As usual, Shadrach Johnson is dressed to the nines in a bespoke suit and Italian shoes. His hair has a little more gray in it than the last time we locked horns, but his eyes still flash with quick intelligence. My first impression of him was of a brash personal injury lawyer, and nothing in the intervening years has changed that. Shad’s jutting jaw greets the world with a perpetual challenge, his eyes project arrogance and mistrust, and his shoulders stay flexed under the weight of an invisible yet enormous chip.
“Your buddy’s not playing this right, Cage,” he says, taking a seat behind an enormous desk that looks like an antique. “An innocent man doesn’t send his lawyer to speak for him in a situation like this. Have a seat.”
I was prepared to say those things, but now that I’m actually facing Shad Johnson, something stops me. It all seemed so clear in the car: pay the short-term price for a long-term gain. But this office, as modest as it is, gives me the old feeling I had when I worked for the D.A. in Houston. Irrevocable decisions are made in this room, decisions about who will be punished and who will not. Who will spend decades in prison? Who will die at the hands of the state? For any prosecutor, Drew Elliott would be a juicy target, but for a man like Shad Johnson-a man who dreams of being governor and more-Drew is a prize elephant.
There’s no doubt that Drew would look better to a future jury if he told the truth now. But what other consequences might result? Natchez is a small town, and when small-town cops are handed a likely suspect, they don’t look too hard for another. Truth be told, city cops aren’t much different. And confessing to the affair with Kate would immediately open Drew to a sexual battery charge that Shad could use to jail him, should he choose to.
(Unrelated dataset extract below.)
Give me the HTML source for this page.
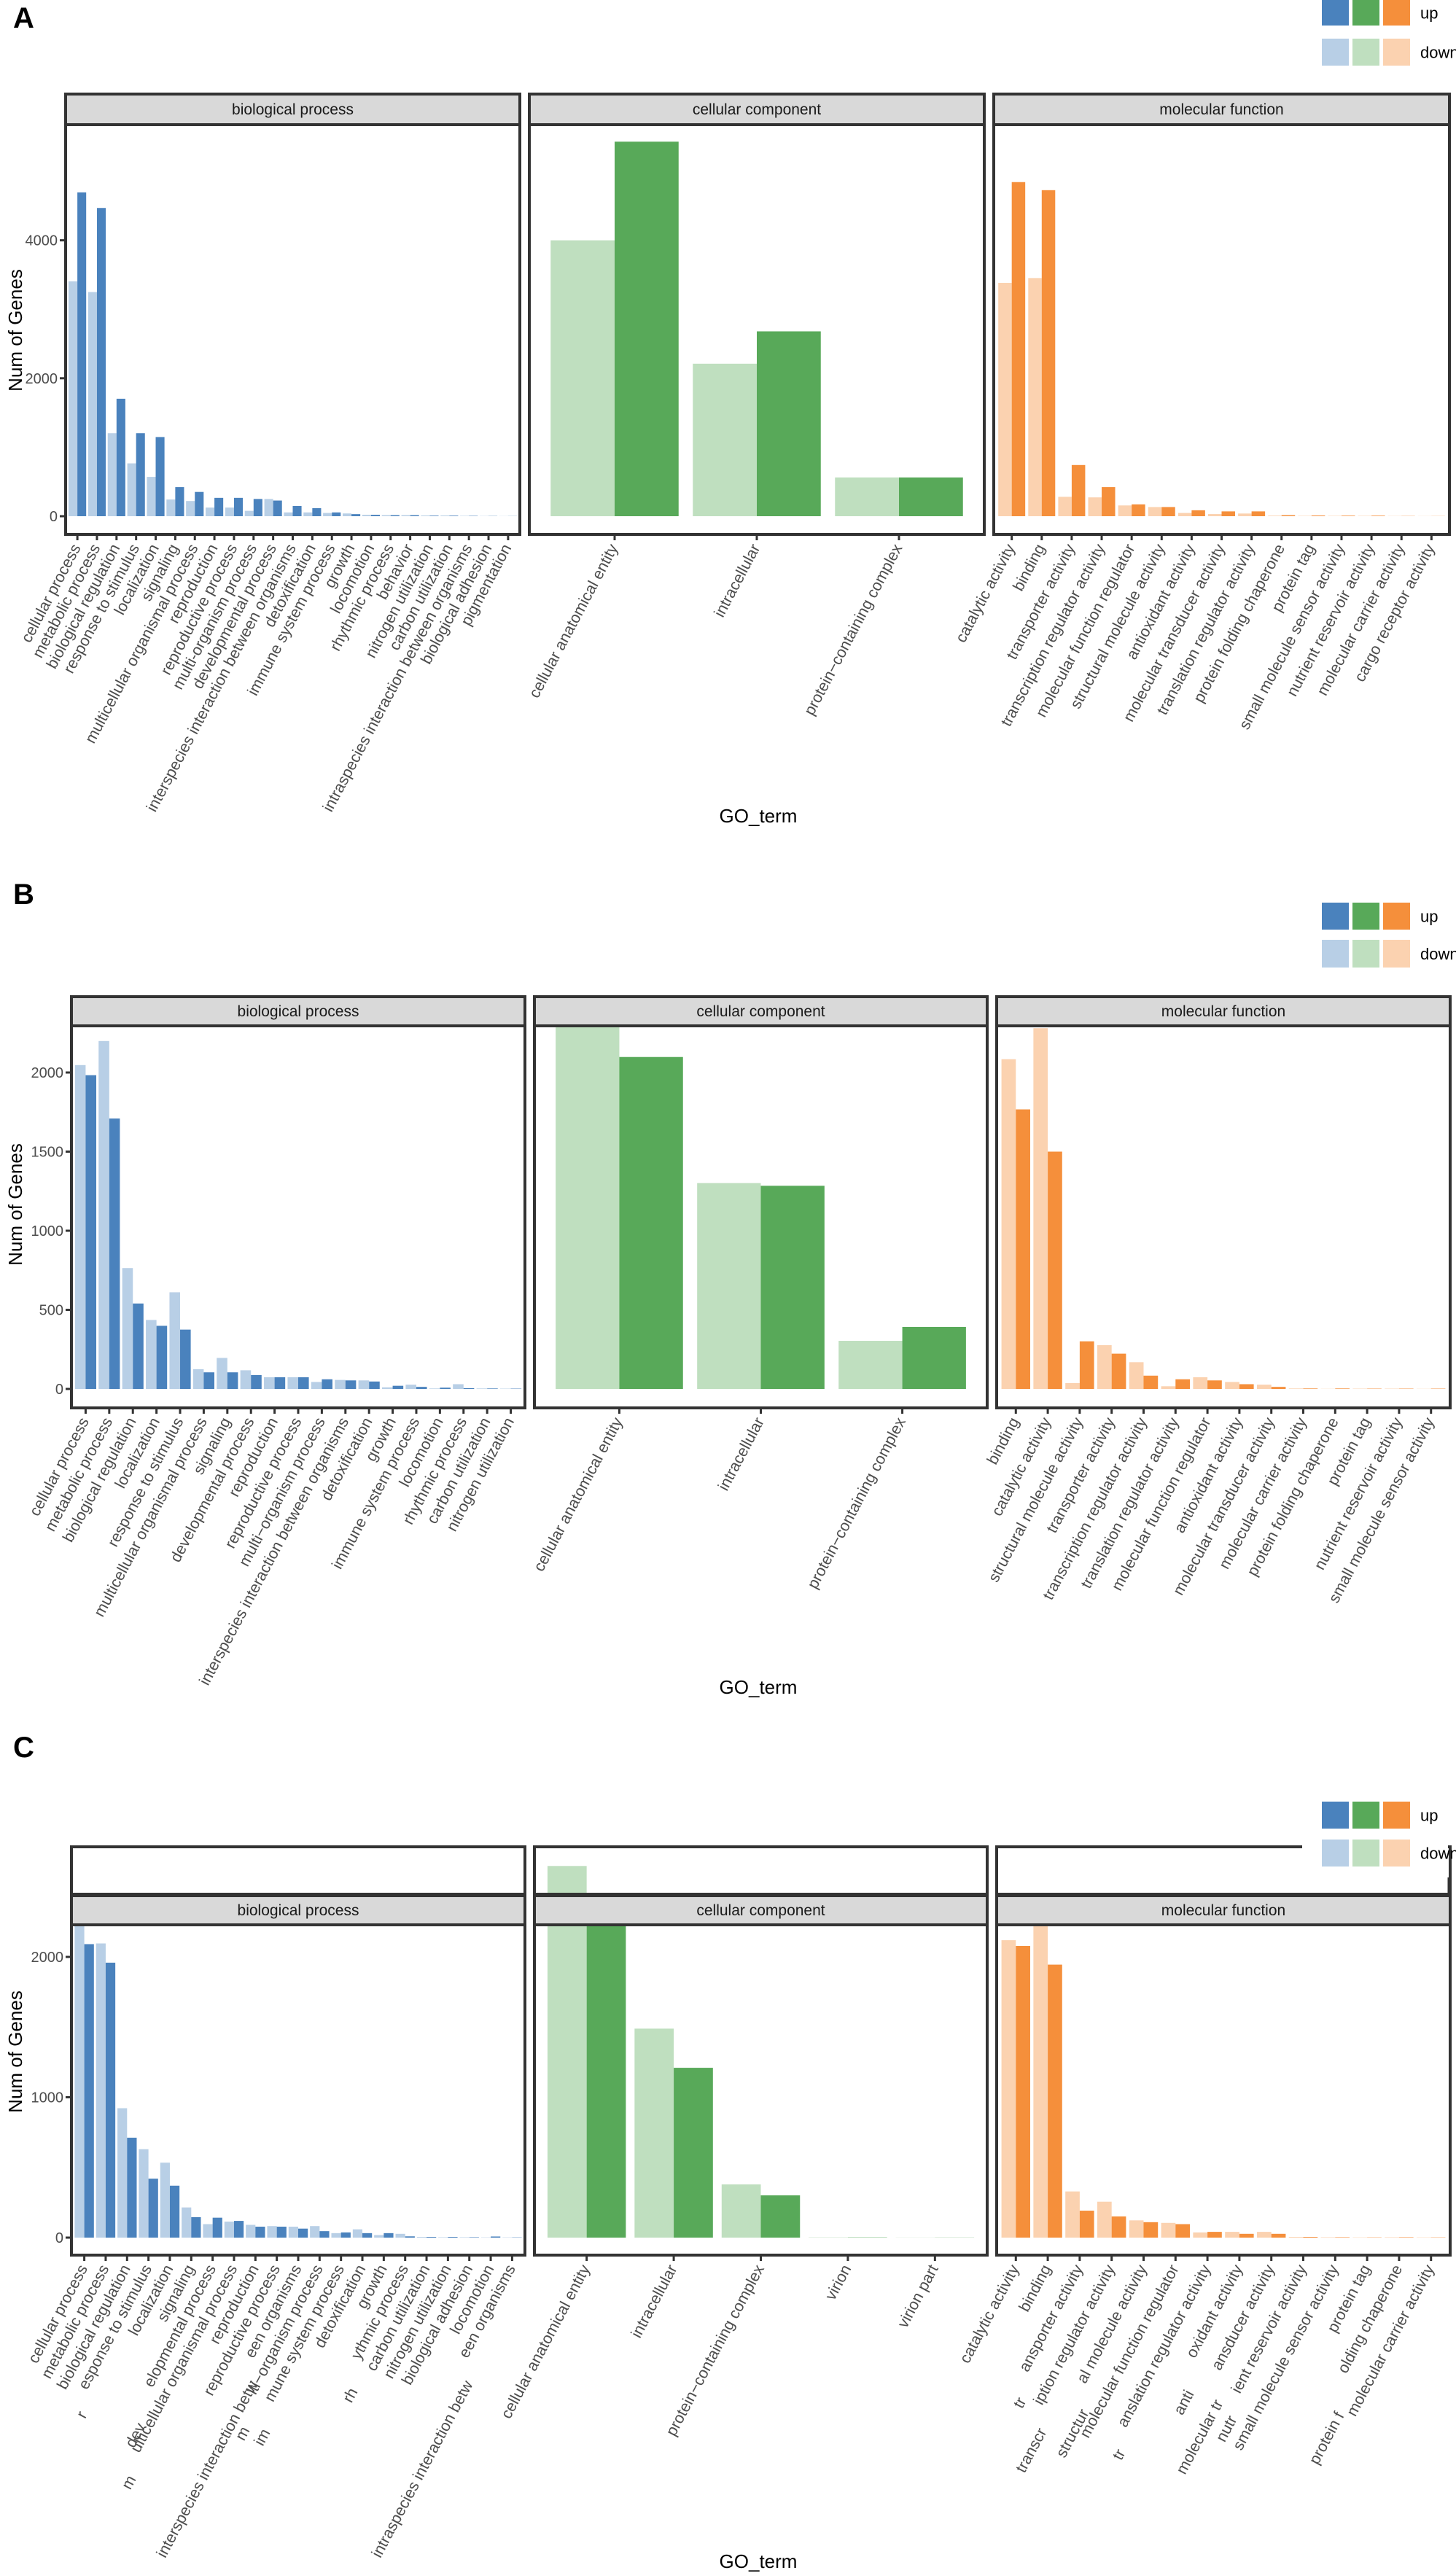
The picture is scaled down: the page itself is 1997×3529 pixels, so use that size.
<!DOCTYPE html>
<html><head><meta charset="utf-8">
<style>
html,body{margin:0;padding:0;background:#fff;}
svg{display:block;}
text{font-family:"Liberation Sans",Arial,sans-serif;}
</style></head>
<body>
<svg id="chart" width="1997" height="3529" viewBox="0 0 1997 3529" xmlns="http://www.w3.org/2000/svg"></svg>
<script>
// ===== Panel A data =====
const aBpCats=["cellular process","metabolic process","biological regulation","response to stimulus","localization","signaling","multicellular organismal process","reproduction","reproductive process","multi-organism process","developmental process","interspecies interaction between organisms","detoxification","immune system process","growth","locomotion","rhythmic process","behavior","nitrogen utilization","carbon utilization","intraspecies interaction between organisms","biological adhesion","pigmentation"];
const aBpUp=[4695,4469,1703,1203,1148,422,352,266,266,250,227,148,117,55,30,20,15,15,8,8,5,3,2];
const aBpDown=[3406,3250,1203,766,570,242,220,125,125,78,250,55,55,47,40,20,15,15,10,10,5,3,2];
const aCcCats=["cellular anatomical entity","intracellular","protein\u2212containing complex"];
const aCcUp=[5430,2680,562];
const aCcDown=[4000,2211,562];
const aMfCats=["catalytic activity","binding","transporter activity","transcription regulator activity","molecular function regulator","structural molecule activity","antioxidant activity","molecular transducer activity","translation regulator activity","protein folding chaperone","protein tag","small molecule sensor activity","nutrient reservoir activity","molecular carrier activity","cargo receptor activity"];
const aMfUp=[4844,4727,742,422,172,133,86,70,70,15,10,8,8,3,2];
const aMfDown=[3383,3453,281,273,156,133,47,31,39,8,5,5,5,3,2];
const aTicks=[0,2000,4000];
// ===== Panel B data =====
const bBpCats=["cellular process","metabolic process","biological regulation","localization","response to stimulus","multicellular organismal process","signaling","developmental process","reproduction","reproductive process","multi\u2212organism process","interspecies interaction between organisms","detoxification","growth","immune system process","locomotion","rhythmic process","carbon utilization","nitrogen utilization"];
const bBpUp=[1983,1709,540,399,375,105,105,88,74,74,61,54,47,20,13,8,5,3,2];
const bBpDown=[2047,2199,764,436,611,125,196,118,74,74,44,57,54,10,27,3,30,3,2];
const bCcCats=["cellular anatomical entity","intracellular","protein\u2212containing complex"];
const bCcUp=[2098,1284,392];
const bCcDown=[2290,1301,304];
const bMfCats=["binding","catalytic activity","structural molecule activity","transporter activity","transcription regulator activity","translation regulator activity","molecular function regulator","antioxidant activity","molecular transducer activity","molecular carrier activity","protein folding chaperone","protein tag","nutrient reservoir activity","small molecule sensor activity"];
const bMfUp=[1767,1500,301,223,84,61,54,30,13,3,3,2,2,2];
const bMfDown=[2084,2280,37,277,169,17,74,44,27,3,1,2,2,1];
const bTicks=[0,500,1000,1500,2000];
// ===== Panel C data =====
const cBpCats=["cellular process","metabolic process","biological regulation","esponse to stimulus","localization","signaling","elopmental process","ulticellular organismal process","reproduction","reproductive process","een organisms","lti\u2212organism process","mune system process","detoxification","growth","ythmic process","carbon utilization","nitrogen utilization","biological adhesion","locomotion","een organisms"];
const cBpUp=[2091,1959,712,420,370,146,142,119,78,78,64,46,37,32,32,9,5,5,3,8,2];
const cBpDown=[2228,2096,922,630,534,215,96,114,91,82,78,82,32,59,18,27,5,3,3,2,2];
const cCcCats=["cellular anatomical entity","intracellular","protein\u2212containing complex","virion","virion part"];
const cCcUp=[2240,1210,301,2,1];
const cCcDown=[2648,1489,379,2,1];
const cMfCats=["catalytic activity","binding","ansporter activity","iption regulator activity","al molecule activity","molecular function regulator","anslation regulator activity","oxidant activity","ansducer activity","ient reservoir activity","small molecule sensor activity","protein tag","olding chaperone","molecular carrier activity"];
const cMfUp=[2078,1945,192,151,110,96,41,27,27,5,3,2,3,2];
const cMfDown=[2119,2219,329,256,123,105,37,41,41,5,3,2,3,2];
const cTicks=[0,1000,2000];

const NS="http://www.w3.org/2000/svg";
const svg=document.getElementById('chart');
function mk(tag,attrs,parent){const e=document.createElementNS(NS,tag);for(const k in attrs)e.setAttribute(k,attrs[k]);(parent||svg).appendChild(e);return e;}

const COL={bp:["#4a82bd","#b8cfe6"],cc:["#58a959","#bfdfbf"],mf:["#f58f3b","#fbd2b0"]};
const PX=[[90,713],[726,1350],[1363,1988]];
const PXB=[[98,720],[733,1354],[1367,1989]];
const ANG=-62, LFS=21.5;

function drawFigure(f){
  const g=mk('g',{});
  
  
  const yS=v=>f.zero-v*f.k;
  const L=mk('text',{x:18,y:f.letterY,'font-size':40,'font-weight':'bold',fill:'#000'},g);
  L.textContent=f.id.toUpperCase();
  
  
  const clipId='clip'+f.id;
  const defs=mk('defs',{},g);
  f.panels.forEach((p,pi)=>{
    const [x0,x1]=f.px[pi];
    const w=x1-x0;
    const n=p.cats.length;
    const step=w/(n+0.2);
    const xS=i=>x0+(i+0.6)*step;
    const pg=mk('g',{},g);
    
    
    const cp=mk('clipPath',{id:clipId+pi},defs);
    mk('rect',{x:x0,y:f.clipTop,width:w,height:f.bottom-f.clipTop},cp);
    const bg=mk('g',{'clip-path':'url(#'+clipId+pi+')'},pg);
    p.cats.forEach((c,i)=>{
      const cx=xS(i),bw=step*0.45;
      const d=mk('rect',{x:cx-bw,y:yS(p.down[i]),width:bw,height:p.down[i]*f.k,fill:COL[p.key][1]},bg);
      
      
      const u=mk('rect',{x:cx,y:yS(p.up[i]),width:bw,height:p.up[i]*f.k,fill:COL[p.key][0]},bg);
      
      
      const t=mk('line',{x1:cx,x2:cx,y1:f.bottom,y2:f.bottom+8,stroke:'#333','stroke-width':3},pg);
      
      
      const tx=cx+5,ty=f.bottom+18;
      const lb=mk('text',{x:tx,y:ty,'font-size':LFS,fill:'#4d4d4d','text-anchor':'end',transform:'rotate('+ANG+' '+tx+' '+ty+')'},pg);
      lb.textContent=c;
      
      
    });
    if(f.topBox){
      const tb=mk('rect',{x:x0,y:f.topBox[0],width:w,height:f.topBox[1]-f.topBox[0],fill:'none',stroke:'#333','stroke-width':4},pg);
      
      
    }
    const st=mk('rect',{x:x0,y:f.strip[0],width:w,height:f.strip[1]-f.strip[0],fill:'#d9d9d9',stroke:'#333','stroke-width':4},pg);
    
    
    const stt=mk('text',{x:(x0+x1)/2,y:(f.strip[0]+f.strip[1])/2+7,'font-size':21,fill:'#1a1a1a','text-anchor':'middle'},pg);
    stt.textContent=p.title;
    
    
    const fr=mk('rect',{x:x0,y:f.strip[1],width:w,height:f.bottom-f.strip[1],fill:'none',stroke:'#333','stroke-width':4},pg);
    
    
  });
  const x0=f.px[0][0];
  f.ticks.forEach(v=>{
    const y=yS(v);
    const tl=mk('line',{x1:x0-8,x2:x0,y1:y,y2:y,stroke:'#333','stroke-width':3},g);
    
    
    const tt=mk('text',{x:x0-11,y:y+7,'font-size':20,fill:'#4d4d4d','text-anchor':'end'},g);
    tt.textContent=String(v);
    
    
  });
  const yt=mk('text',{x:30,y:f.yTitleY,'font-size':26,fill:'#000','text-anchor':'middle',transform:'rotate(-90 30 '+f.yTitleY+')'},g);
  yt.textContent='Num of Genes';
  
  
  const xt=mk('text',{x:1040,y:f.xTitleY,'font-size':26,fill:'#000','text-anchor':'middle'},g);
  xt.textContent='GO_term';
  
  
  const lg=mk('g',{},g);
  
  
  if(f.legendBg){mk('rect',{x:1786,y:f.legend[0]-12,width:200,height:f.legend[3]-f.legend[0]+12,fill:'#fff'},lg);}
  const bx=[1813,1855,1897];
  ['bp','cc','mf'].forEach((k,i)=>{
    const r1=mk('rect',{x:bx[i],y:f.legend[0],width:37,height:f.legend[1]-f.legend[0],fill:COL[k][0]},lg);
    
    
    const r2=mk('rect',{x:bx[i],y:f.legend[2],width:37,height:f.legend[3]-f.legend[2],fill:COL[k][1]},lg);
    
    
  });
  const lu=mk('text',{x:1948,y:(f.legend[0]+f.legend[1])/2+8,'font-size':22,fill:'#000'},lg);
  lu.textContent='up';
  
  
  const ld=mk('text',{x:1948,y:(f.legend[2]+f.legend[3])/2+8,'font-size':22,fill:'#000'},lg);
  ld.textContent='down';
  
  
  return g;
}

drawFigure({id:'a',px:PX,zero:708,k:0.0946,clipTop:171,strip:[129,171],bottom:733,ticks:aTicks,letterY:38,yTitleY:453,xTitleY:1128,legend:[0,35,53,90],
  panels:[{key:'bp',title:'biological process',cats:aBpCats,up:aBpUp,down:aBpDown},{key:'cc',title:'cellular component',cats:aCcCats,up:aCcUp,down:aCcDown},{key:'mf',title:'molecular function',cats:aMfCats,up:aMfUp,down:aMfDown}]});
drawFigure({id:'b',px:PXB,zero:1905,k:0.217,clipTop:1407,strip:[1367,1407],bottom:1931,ticks:bTicks,letterY:1240,yTitleY:1652,xTitleY:2323,legend:[1238,1275,1289,1327],
  panels:[{key:'bp',title:'biological process',cats:bBpCats,up:bBpUp,down:bBpDown},{key:'cc',title:'cellular component',cats:bCcCats,up:bCcUp,down:bCcDown},{key:'mf',title:'molecular function',cats:bMfCats,up:bMfUp,down:bMfDown}]});
drawFigure({id:'c',px:PXB,zero:3069,k:0.1925,clipTop:2533,topBox:[2533,2598],strip:[2600,2640],bottom:3093,ticks:cTicks,letterY:2410,yTitleY:2814,xTitleY:3522,legend:[2471,2508,2523,2560],legendBg:true,
  panels:[{key:'bp',title:'biological process',cats:cBpCats,up:cBpUp,down:cBpDown},{key:'cc',title:'cellular component',cats:cCcCats,up:cCcUp,down:cCcDown},{key:'mf',title:'molecular function',cats:cMfCats,up:cMfUp,down:cMfDown}]});

const sb=mk('line',{x1:1987,x2:1987,y1:2575,y2:2598,stroke:'#333','stroke-width':3});



const frags=[["r",120,3312],["dev",200,3328],["m",187,3400],["interspecies interaction betw",354,3270],["m",343,3333],["im",371,3336],["rh",491,3280],["intraspecies interaction betw",649,3270],
["tr",1408,3293],["transcr",1436,3335],["structur",1494,3309],["tr",1544,3364],["anti",1638,3283],["molecular tr",1678,3296],["nutr",1697,3318],["protein f",1844,3313]];
frags.forEach(fr=>{
  const t=mk('text',{x:fr[1],y:fr[2],'font-size':LFS,fill:'#4d4d4d','text-anchor':'end',transform:'rotate('+ANG+' '+fr[1]+' '+fr[2]+')'});
  t.textContent=fr[0];
  
  
});
</script>
</body></html>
No, better to keep my cards close to the vest.
“That’s a lot nicer desk than the one the last D.A. had,” I observe, stalling for time as I take the chair opposite Shad.
The district attorney can’t help but brag; it’s his nature. “I got it out of storage from the old Natchez Museum,” he says, rubbing the finely grained wood. “It came from the attic of one of the antebellum homes. Longwood, I think. Ironic, isn’t it? Me working at a cotton planter’s desk? I had it appraised. It’s worth sixty grand.”
I give Shad a level gaze. “I hope you’re not one of those people who knows the price of everything and the value of nothing.”
Shad’s eyes narrow. “What are you doing here, Penn? Where’s Dr. Elliott?”
“He had an emergency at his office. He had to stay and handle it.”
“Bullshit. Your client’s scared. His dick’s got him tangled up in a capital murder case, and he’s terrified.”
Shad must have more than the anonymous call in his pocket. “How do you figure that?”
“Did Elliott tell you about the call I got this morning?”
“He said you mentioned an anonymous caller who told you some story about him being intimate with Kate Townsend.”